Buttigieg's Consulting Career Included Work on a Report Suggesting USPS Slash Career Workforce
Presidential candidate says he only helped the Postal Service generate ideas for new revenue streams.
Democratic presidential candidate Pete Buttigieg contributed to a series of recommendations to improve the financial footing of the U.S. Postal Service that included slashing the career workforce, reducing benefits and closing processing plants.
The South Bend, Indiana, mayor worked on the report while a consultant at McKinsey & Co. With mail volume plummeting, USPS hired McKinsey to generate ideas for cutting costs and growing revenues. The firm delivered its report with an array of proposals in 2010, though a campaign spokesman said Buttigieg’s work specifically focused only on the revenue side.
McKinsey cited as a “key action” the need to replace departing career employees with non-career counterparts. Non-career workers earn less generous pay and benefits than their career counterparts. The report suggested USPS take advantage of “natural attrition” and said its existing efforts were insufficient.
“The USPS has been responsive to declining volume, but recent work hour reductions will become increasingly difficult to replicate,” McKinsey wrote in the report, noting that most of the cuts had come at the expense of non-career employees and overtime.
The company said that increasing the number of non-career employees could have served as a potential upside to the Postal Service’s financial situation, while a potential downside could have been Congress requiring the agency provide those workers with health care. USPS extended some health care benefits to non-career employees in 2013 to stay in compliance with the 2010 Affordable Care Act.

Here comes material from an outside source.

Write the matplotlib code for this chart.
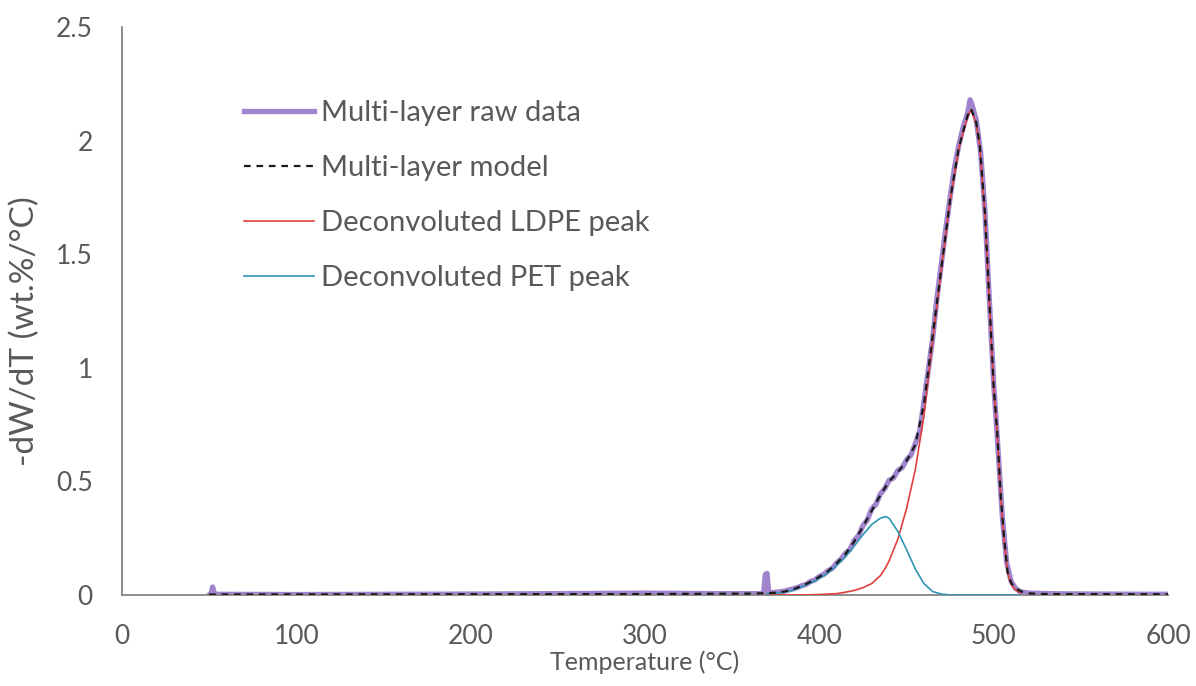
import matplotlib.pyplot as plt
import numpy as np
from matplotlib.ticker import FuncFormatter

plt.rcParams['font.family'] = ['Lato', 'DejaVu Sans']

# measured DTG signal of the multi-layer film
raw_temp = [50, 51, 52, 53, 55, 100, 150, 200, 250, 300, 340, 368, 369, 370, 371,
            372.5, 375, 377.5, 380, 382.5, 385, 387.5, 390, 392.5, 395, 397.5, 400,
            402.5, 405, 407.5, 410, 412.5, 415, 417.5, 420, 422.5, 425, 427.5, 430,
            432.5, 435, 437.5, 440, 442.5, 445, 447.5, 450, 452.5, 455, 457.5, 460,
            462.5, 465, 467.5, 470, 472.5, 475, 477.5, 480, 482.5, 485, 486.5, 487.5,
            490, 492.5, 495, 497.5, 500, 502.5, 505, 507.5, 510, 512.5, 515, 520,
            540, 560, 600]
raw_dtg = [0.0, 0.005, 0.035, 0.005, 0.003, 0.002, 0.003, 0.004, 0.006, 0.008, 0.006, 0.006, 0.09, 0.095, 0.01,
           0.010, 0.012, 0.014, 0.017, 0.022, 0.027, 0.033, 0.041, 0.047, 0.060, 0.066, 0.082,
           0.090, 0.107, 0.118, 0.142, 0.158, 0.184, 0.200, 0.240, 0.262, 0.305, 0.330, 0.378,
           0.400, 0.445, 0.468, 0.505, 0.515, 0.548, 0.560, 0.595, 0.615, 0.665, 0.720, 0.850,
           0.990, 1.130, 1.310, 1.460, 1.610, 1.750, 1.880, 1.980, 2.060, 2.120, 2.180, 2.160,
           2.090, 1.950, 1.690, 1.300, 0.930, 0.640, 0.340, 0.140, 0.060, 0.030, 0.015, 0.008,
           0.005, 0.004, 0.003]

# fitted model and its two deconvoluted components
model_temp = [50, 300, 360, 370, 375, 380, 385, 390, 395, 400, 405, 410, 415, 420, 425,
              430, 435, 440, 445, 450, 455, 460, 465, 470, 475, 480, 485, 487, 490, 492,
              495, 498, 500, 502, 504, 506, 508, 510, 512, 516, 520, 530, 600]
model_dtg = [0.002, 0.004, 0.006, 0.008, 0.010, 0.015, 0.025, 0.040, 0.058, 0.080, 0.105, 0.140, 0.180, 0.235, 0.300,
             0.370, 0.440, 0.500, 0.540, 0.590, 0.660, 0.840, 1.140, 1.440, 1.740, 1.970, 2.110, 2.140, 2.080, 1.980,
             1.680, 1.220, 0.920, 0.720, 0.440, 0.250, 0.100, 0.055, 0.030, 0.015, 0.007, 0.004, 0.003]

peak_temp = [370, 380, 385, 390, 395, 400, 405, 410, 415, 420, 425, 430, 435, 438, 440,
             445, 450, 455, 460, 465, 470, 475, 480, 485, 487, 490, 492, 495, 498, 500,
             502, 504, 506, 508, 510, 512, 515]
ldpe_dtg = [0.0, 0.0, 0.0, 0.0, 0.001, 0.002, 0.004, 0.006, 0.012, 0.020, 0.032, 0.050, 0.085, 0.120, 0.150,
            0.245, 0.380, 0.550, 0.790, 1.120, 1.435, 1.735, 1.965, 2.105, 2.135, 2.075, 1.975, 1.675, 1.215, 0.915,
            0.715, 0.435, 0.245, 0.095, 0.050, 0.025, 0.010]
pet_dtg = [0.005, 0.012, 0.022, 0.036, 0.053, 0.073, 0.097, 0.130, 0.168, 0.215, 0.265, 0.310, 0.338, 0.345, 0.338,
           0.280, 0.200, 0.115, 0.050, 0.015, 0.004, 0.0, 0.0, 0.0, 0.0, 0.0, 0.0, 0.0, 0.0, 0.0,
           0.0, 0.0, 0.0, 0.0, 0.0, 0.0, 0.0]

text_col = '#595959'
fs = 19

fig = plt.figure(figsize=(11.96, 6.86), dpi=100)
ax = fig.add_axes([0.102, 0.1327, 0.8746, 0.8279])

ax.plot(raw_temp, raw_dtg, color='#9677C8', lw=3.8, alpha=0.9, solid_joinstyle='round', label='Multi-layer raw data', zorder=2)
ax.plot(peak_temp, ldpe_dtg, color='#E0403C', lw=1.2, label='Deconvoluted LDPE peak', zorder=3)
ax.plot(peak_temp, pet_dtg, color='#2F95B5', lw=1.2, label='Deconvoluted PET peak', zorder=4)
ax.plot(model_temp, model_dtg, color='#1a1a1a', lw=1.6, ls=(0, (3, 2.6)), label='Multi-layer model', zorder=5)

ax.set_xlim(0, 600)
ax.set_ylim(0, 2.5)
ax.set_xticks(np.arange(0, 601, 100))
ax.set_yticks([0, 0.5, 1, 1.5, 2, 2.5])
ax.yaxis.set_major_formatter(FuncFormatter(lambda v, p: '{:g}'.format(v)))
ax.tick_params(length=0, labelsize=fs, labelcolor=text_col)
ax.tick_params(axis='x', pad=21)
ax.tick_params(axis='y', pad=21)

for s in ['top', 'right']:
  ax.spines[s].set_visible(False)
for s in ['left', 'bottom']:
  ax.spines[s].set_color('#868686')
  ax.spines[s].set_linewidth(1.3)

ax.set_xlabel('Temperature (°C)', fontsize=18, color=text_col, labelpad=1)
ax.set_ylabel('-dW/dT (wt.%/°C)', fontsize=24, color=text_col)
ax.yaxis.set_label_coords(-0.078, 0.465)

h, l = ax.get_legend_handles_labels()
order = [0, 3, 1, 2]
ax.legend([h[i] for i in order], [l[i] for i in order], loc='upper left',
          bbox_to_anchor=(0.117, 0.872), frameon=False, fontsize=21,
          labelcolor=text_col, handlelength=2.4, handletextpad=0.24,
          labelspacing=1.0, borderpad=0, borderaxespad=0)

fig.savefig('out.png', dpi=100)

Other proposals in the report included reducing or eliminating pricing discounts provided to nonprofits, ending restrictions on closing post offices, reforming price caps to which the Postal Service is subject, and changing delivery standards and frequency. McKinsey suggested USPS bring delivery down to as little as three days per week. Postal management has suggested moving to five-day delivery, but those efforts have stalled due to legislative resistance.
The Postal Service eventually adopted a proposal to scale back its quickest delivery window from one-to-three days to two-to-five days. The change enabled the agency to shutter 141 processing plants in 2012. As USPS pushed for more comprehensive legislative reform, it never fully implemented a planned second phase of closures, but still fully shuttered 17 facilities and partially consolidated 21 more. The agency’s inspector general found last year the Postal Service realized just 5% of the savings it projected over a two-year period from the mail delivery slowdown and the subsequent facility closures.
McKinsey also proposed creating more public-private partnerships. USPS established such a partnership with Staples in 2013, in which postal services were offered in 80 of the store’s retail locations. Critics said the arrangement allowed USPS to use cheaper, non-union labor. The National Labor Relations Board ruled in 2015 the arrangement illegally violated the Postal Service’s collective bargaining obligations. USPS ended the partnership in 2017.
To further cut workforce costs, McKinsey suggested USPS “bring federally mandated benefits payments more in line with the private sector.” No such changes have taken place, but postal management floated such reductions in a business plan it presented to Congress earlier this year.
All told, McKinsey estimated its proposals could stem the Postal Service’s losses by $123 billion by 2020.
A spokesman for the Buttigieg campaign said the candidate did not work on the workforce reduction part of the report.
“There was a cost cutting side and a revenue side,” the spokesman said. “Pete was strictly on the revenue side, working to come up with ideas to generate revenue.”
In addition to enabling the Postal Service to charge more, other revenue ideas in the report included offering promotions to incentivize mail usage, expanding package services, and growing the number of products and services available at post offices.
Those proposals contributed less than 2% toward the total savings offered in the McKinsey report.